Theo Papadoulakis to Helm International Co-Production About Holocaust in Greece


Producers Gregory Pappas and Steven Priovolos, together with executive producers Sid Ganis and Alex Siskin have announced that what was originally intended to be a short film about the Holocaust in Greece will now become a full-length feature film, with acclaimed Greek director Theo Papadoulakis at the helm. The film will tell the story of the survival of the Jewish community of the Ionian island of Zakynthos.

The decision came, according to producers, after careful consideration of the timelessness and significance of the story— that of the only Jewish community in all of Nazi occupied Europe that didn’t lose a single person during the Holocaust.

Financing is excepted to close by the end of 2014 and shooting will commence in Crete and Zakynthos in the Spring of 2015.

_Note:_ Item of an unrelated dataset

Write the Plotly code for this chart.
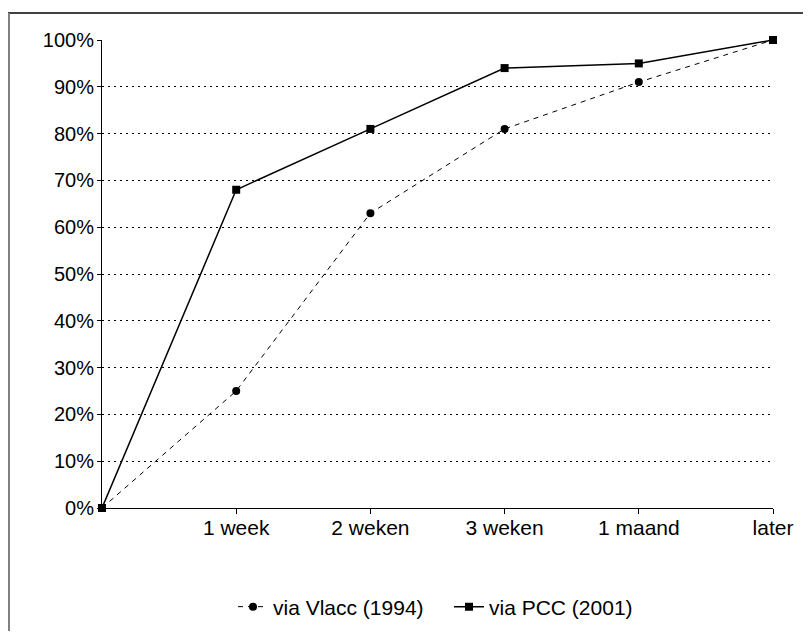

Theo Papadoulakis was born in South Africa. He studied Radio and TV Production in the United Kingdom and got a Master’s degree in Film Directing & Producing at the Northern Film School. After completing his studies he worked for three years as Head of the Film Promotion and Publicity Office at the School of Film, TV and Performing Arts of Leeds Metropolitan University.

In 2005 he returned to Greece and started his own production company IndigoView based in Hania, Crete. His short films “Samurai” (2005) and “Pilala” (2004), which he directed and wrote, have received 27 international awards. In 2010-2011 he directed the weekly drama series “The Island” (To Nisi), which was adapted for the screen from Victoria Hislop’s international best-selling book and reached a 70% rating – the highest rating in the history of Greek private television. The Greek series has since been sold to seven countries.

The feature film, shot in the Greek language with production support from the United States, will be comprised of a Greek cast, primarily.

Sid Ganis and Alex Siskin bring international credibility to the project. Ganis served as president of the Academy of Motion Picture Arts and Sciences, which hosts the Academy Awards every year and is one of Hollywood’s most important film executives. Alex Siskin has been with Sony Pictures for more than 15 years and also lends a tremendous amount of expertise.

“We are lucky to have Alex and Sid guiding us on this journey,” Steven Priovolos noted.

The film will be accompanied by a short documentary that will include interviews with survivors. Another Greek director, Yiannis Sakaridis, has been tapped to direct the documentary.

The film began as a historical project of the Greek America Foundation, a non-profit organization based in Chicago and dedicated to the promotion and preservation of Greek culture and heritage. The foundation and its original donors will continue to play an active role in the production and will receive credit for the concept.

Photo: Theo Papadoulakis meets Chaim Konstantinis, a survivor from Zakynthos who shared his World War II stories during interviews last month in Athens.



  1. You’ll have to check with historians, because I think that the Germans rounded up Jews, and deported them from Athens. I think there was an area, where the Germans rounded up Jews, and torchored them in a prison.

    • Steven– the film being made refers to the Jewish community of Zakynthos which lost no Jews during the Holocaust. In fact, it is the only Jewish community in all of Nazi occupied Europe that didn’t lose a single soul. Sadly, the rest of Greece wasn’t so lucky as upwards of 90% of the country’s Jews were in fact rounded up and deported to concentration camps and murdered.

  2. Pingback: Theo Papadoulakis’ New Promotional Spot for Crete Athletic Championships Viral in Greece - The Pappas Post

  3. As with the first comment, I am curious as to what the fascination with the Jews in Greece, when there are so many tragic stories to tell of the Greeks from Asia Minor, including the Pontians. Our own culture is so fascinating by itself, just to expose all of the facets of what makes a person Greek is complex alone, given how many subcultures within Greece exist (Macedonia, Peloponnesos, Crete, the islands, etc.). I understand the focus is on these lucky fellows during WWII but Greece lost 10% of its population during WWII – GREEK PEOPLE. Have you read the book “Shadow over Athens”? It is actually 77 drawings by Phokion Demetriades with captions that show the horrors everyday Greeks had to endure during that time. You will cry. Apart from WWII, there were amazing stories of the Greeks from Meteora, the Ottoman occupation, Serbian invasion, Crusades, etc.. There are endless possibilities to showcase the Greek Culture. I realize your choice must be personally influenced and in the end, it is your blog and your foundation. However, most of us, if not all, are Greeks like you that want to connect within the diaspora and read about our beautiful culture and lift it up. That’s why we read your post. The Jews have had a lot of coverage from so many sources regarding WWII, even from the Greeks themselves (documentary by Vassilis Loules – Kisses to the Children which your new documentary seems to follow his format). Your Foundation could choose any film project to work on. It is just surprising you didn’t focus on creating a film about the Greeks when given the opportunity to do so instead, especially given the current humanitarian crisis they are living through now.